Under Civil Code § 714.1, if a condo owner (“homeowner”) wants to install a solar energy system (“solar panels”) on a shared common area rooftop or adjacent garage or carport, Associations can no longer prohibit them.  California law broadly requires Associations to allow homeowners to install solar panels on common area roofs of the buildings in which their unit is located or on the roofs of adjacent carports or garages.  See Civ. Code §§ 714.1, 4600, and 4746.

Moreover, solar panel installations are an exception to the rule requiring 67 percent of membership approval before the Association grants use of any portion of a common area to a particular homeowner.  See Civ. Code § 4600(b)(3)(J).  This Civil Code exception is intended to make solar adoption in condos easier and streamline common area roof installations.

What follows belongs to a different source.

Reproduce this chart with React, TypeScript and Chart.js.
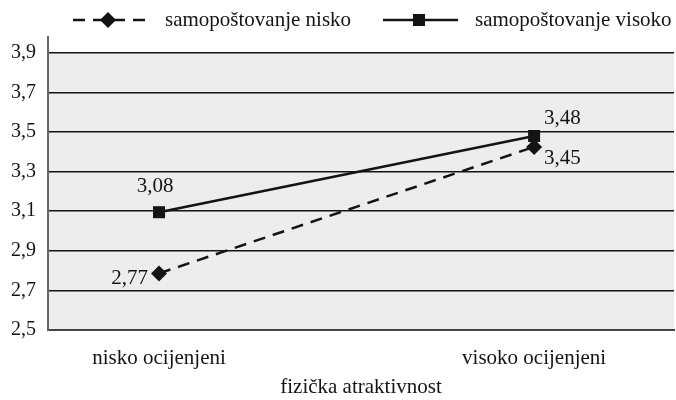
import { useEffect, useRef } from "react";
import { Chart, registerables } from "chart.js";

Chart.register(...registerables);

const categories = ["nisko ocijenjeni", "visoko ocijenjeni"];
const seriesNames = ["samopoštovanje nisko", "samopoštovanje visoko"];
const valuesNisko = [2.786, 3.425];
const valuesVisoko = [3.095, 3.48];
const labelsNisko = ["2,77", "3,45"];
const labelsVisoko = ["3,08", "3,48"];
const yTicks = [2.5, 2.7, 2.9, 3.1, 3.3, 3.5, 3.7, 3.9];
const xTitle = "fizička atraktivnost";

const FONT = "'Liberation Serif', 'Times New Roman', serif";
const INK = "#141414";

export default function App() {
  const ref = useRef<HTMLCanvasElement | null>(null);

  useEffect(() => {
    document.body.style.margin = "0";
    const canvas = ref.current;
    if (!canvas) return;

    const bgPlugin = {
      id: "bgFill",
      beforeDraw(chart: any) {
        const { ctx, chartArea, scales } = chart;
        const top = scales.y.getPixelForValue(yTicks[yTicks.length - 1]);
        ctx.save();
        ctx.fillStyle = "#ededed";
        ctx.fillRect(chartArea.left, top, chartArea.right - chartArea.left, chartArea.bottom - top);
        ctx.restore();
      },
    };

    const labelPlugin = {
      id: "pointLabels",
      afterDatasetsDraw(chart: any) {
        const { ctx } = chart;
        ctx.save();
        ctx.font = `21px ${FONT}`;
        ctx.fillStyle = INK;
        ctx.textBaseline = "middle";
        const m0 = chart.getDatasetMeta(0).data;
        const m1 = chart.getDatasetMeta(1).data;
        ctx.textAlign = "right";
        ctx.fillText(labelsNisko[0], m0[0].x - 11, m0[0].y + 5);
        ctx.textAlign = "left";
        ctx.fillText(labelsNisko[1], m0[1].x + 10, m0[1].y + 12);
        ctx.textAlign = "center";
        ctx.fillText(labelsVisoko[0], m1[0].x - 4, m1[0].y - 26);
        ctx.textAlign = "left";
        ctx.fillText(labelsVisoko[1], m1[1].x + 10, m1[1].y - 18);
        ctx.restore();
      },
    };

    const legendPlugin = {
      id: "customLegend",
      afterDraw(chart: any) {
        const { ctx } = chart;
        const y = 20;
        ctx.save();
        ctx.strokeStyle = INK;
        ctx.fillStyle = INK;
        ctx.lineWidth = 2.5;
        ctx.setLineDash([12, 8]);
        ctx.beginPath();
        ctx.moveTo(73, y);
        ctx.lineTo(148, y);
        ctx.stroke();
        ctx.setLineDash([]);
        ctx.beginPath();
        ctx.moveTo(108 - 8, y);
        ctx.lineTo(108, y - 8);
        ctx.lineTo(108 + 8, y);
        ctx.lineTo(108, y + 8);
        ctx.closePath();
        ctx.fill();
        ctx.beginPath();
        ctx.moveTo(383, y);
        ctx.lineTo(458, y);
        ctx.stroke();
        ctx.fillRect(419 - 6, y - 6, 12, 12);
        ctx.font = `21px ${FONT}`;
        ctx.textBaseline = "middle";
        ctx.textAlign = "left";
        ctx.fillText(seriesNames[0], 165, y);
        ctx.fillText(seriesNames[1], 475, y);
        ctx.restore();
      },
    };

    const chart = new Chart(canvas, {
      type: "line",
      data: {
        datasets: [
          {
            label: seriesNames[0],
            data: valuesNisko.map((v, i) => ({ x: i, y: v })),
            borderColor: INK,
            backgroundColor: INK,
            borderWidth: 2.5,
            borderDash: [12, 8],
            pointStyle: "rectRot",
            pointRadius: 8,
            pointBorderWidth: 0,
            fill: false,
          },
          {
            label: seriesNames[1],
            data: valuesVisoko.map((v, i) => ({ x: i, y: v })),
            borderColor: INK,
            backgroundColor: INK,
            borderWidth: 2.5,
            pointStyle: "rect",
            pointRadius: 8.5,
            pointBorderWidth: 0,
            fill: false,
          },
        ],
      },
      options: {
        animation: false,
        responsive: true,
        maintainAspectRatio: false,
        layout: { autoPadding: false, padding: { top: 37, right: 2, left: 0, bottom: 0 } },
        plugins: {
          legend: { display: false },
          tooltip: { enabled: false },
        },
        scales: {
          x: {
            type: "linear",
            min: -0.296,
            max: 1.373,
            afterBuildTicks(scale: any) {
              scale.ticks = categories.map((_, i) => ({ value: i }));
            },
            afterFit(scale: any) {
              scale.height = 70;
              scale.paddingLeft = 0;
              scale.paddingRight = 0;
            },
            ticks: {
              callback: (v: any) => categories[Math.round(Number(v))] ?? "",
              font: { family: FONT, size: 21 },
              color: INK,
              padding: 16,
              maxRotation: 0,
              autoSkip: false,
            },
            grid: { display: false, drawTicks: false },
            border: { display: true, color: "#444", width: 2 },
            title: {
              display: true,
              text: xTitle,
              font: { family: FONT, size: 21 },
              color: INK,
              padding: { top: 7, bottom: 0 },
            },
          },
          y: {
            type: "linear",
            min: 2.5,
            max: 3.98,
            afterBuildTicks(scale: any) {
              scale.ticks = yTicks.map((v) => ({ value: v }));
            },
            afterFit(scale: any) {
              scale.width = 48;
              scale.paddingTop = 0;
              scale.paddingBottom = 0;
            },
            ticks: {
              callback: (v: any) => Number(v).toFixed(1).replace(".", ","),
              font: { family: FONT, size: 20 },
              color: INK,
              padding: 12,
            },
            grid: { color: INK, lineWidth: 1.5, drawTicks: false },
            border: { display: true, color: "#666", width: 2 },
          },
        },
      },
      plugins: [bgPlugin, labelPlugin, legendPlugin],
    });

    return () => chart.destroy();
  }, []);

  return (
    <div style={{ width: 676, height: 400, position: "relative", background: "#fff" }}>
      <canvas ref={ref} />
    </div>
  );
}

Therefore, any provision of an Association’s governing documents that effectively prohibits or materially impedes the installation or use of solar panels is deemed void and unenforceable.  For instance, Association restrictions that raise the total cost of the solar panels system by more than $1,000 or decrease its performance by more than ten (10) percent from what was originally proposed by the applicant homeowner run afoul of the law and are deemed void.

However, this does not mean that a homeowner can install as many solar panels on the common area roof as he or she desires without consideration of neighbors in the building.  Civil Code § 4746(b) provides that when reviewing a request to install a solar energy system on a multifamily common area roof shared by more than one homeowner pursuant to §§ 714 and 714.1, an Association may impose additional reasonable provisions.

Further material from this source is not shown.